Abstract 1136: Association of C-reactive Protein (CRP) and Interleukin-6 (IL-6) With Longevity Into the 80s and 90s: The Rancho Bernardo Study
Background: As the average age of the U. S. population increases, interest has grown in factors associated with exceptional longevity. High levels of inflammatory markers such as CRP and IL-6 are associated with obesity, insulin resistance, and cardiovascular disease. However, it is unknown whether these markers play a role in determining lifespan and, if so, what the potential reduction in lifespan may be.
Objective: To determine the sex-specific associations of CRP and IL-6 levels with survival time and lifespan among older community-dwelling participants in the Rancho Bernardo Study.

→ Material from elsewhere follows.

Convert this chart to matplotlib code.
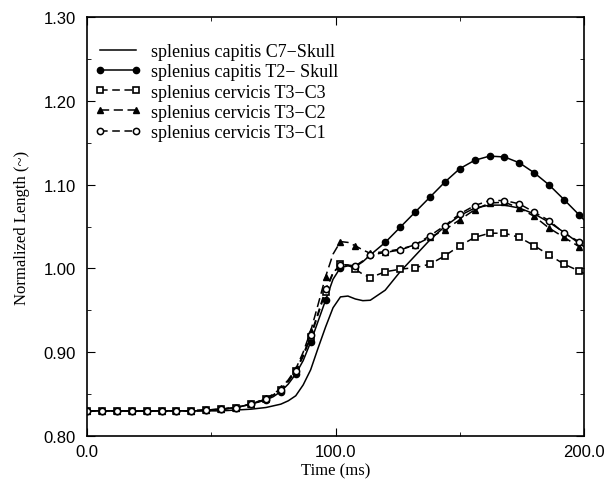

Methods: 610 men and 743 women with a mean age of 73 years who had available serum CRP and IL-6 measurements at baseline (1984 – 87) were followed for mortality through 2008. Those with CRP > 15mg/L were excluded. Participants must have been old enough at baseline to be capable of achieving age 80 during follow-up. Accelerated failure time models were employed to determine the association of CRP and IL-6 with survival. Linear regression was used to determine associations with lifespan among those who died.
Results: During follow-up, 935/1353 (69%) participants died. Average age at death was 84.7 yrs for men and 86.5 yrs for women. Among men, in models adjusted for age, BMI, waist, physical activity, alcohol use, smoking, blood pressure, comorbidities and lipids, each standard deviation (SD) increase in CRP was associated with 15% decrease in survival time (p<0.0001), and among those who died, a 1.1 year decrease in lifespan (p<0.0001). Each SD increase in IL-6 in men was also associated with a 15% decrease in survival time (p<0.0001), and a 0.91 year decrease in lifespan (p<0.0001). In the same adjusted models in women, CRP was not associated with survival time or lifespan before or after additional adjustment for current estrogen use. Each SD increase in IL-6 in women was associated with an 8% decrease in survival time (p=0.0002) and a 1.1 year shorter lifespan (p=0.0005). Addition of CRP and IL-6 to the same fully adjusted models did not alter results for either sex.
Conclusions: IL-6 is associated with both survival time and lifespan among persons living into the 80s and 90s. CRP was significantly associated for both outcomes in men but not women, despite adjustment for known confounders.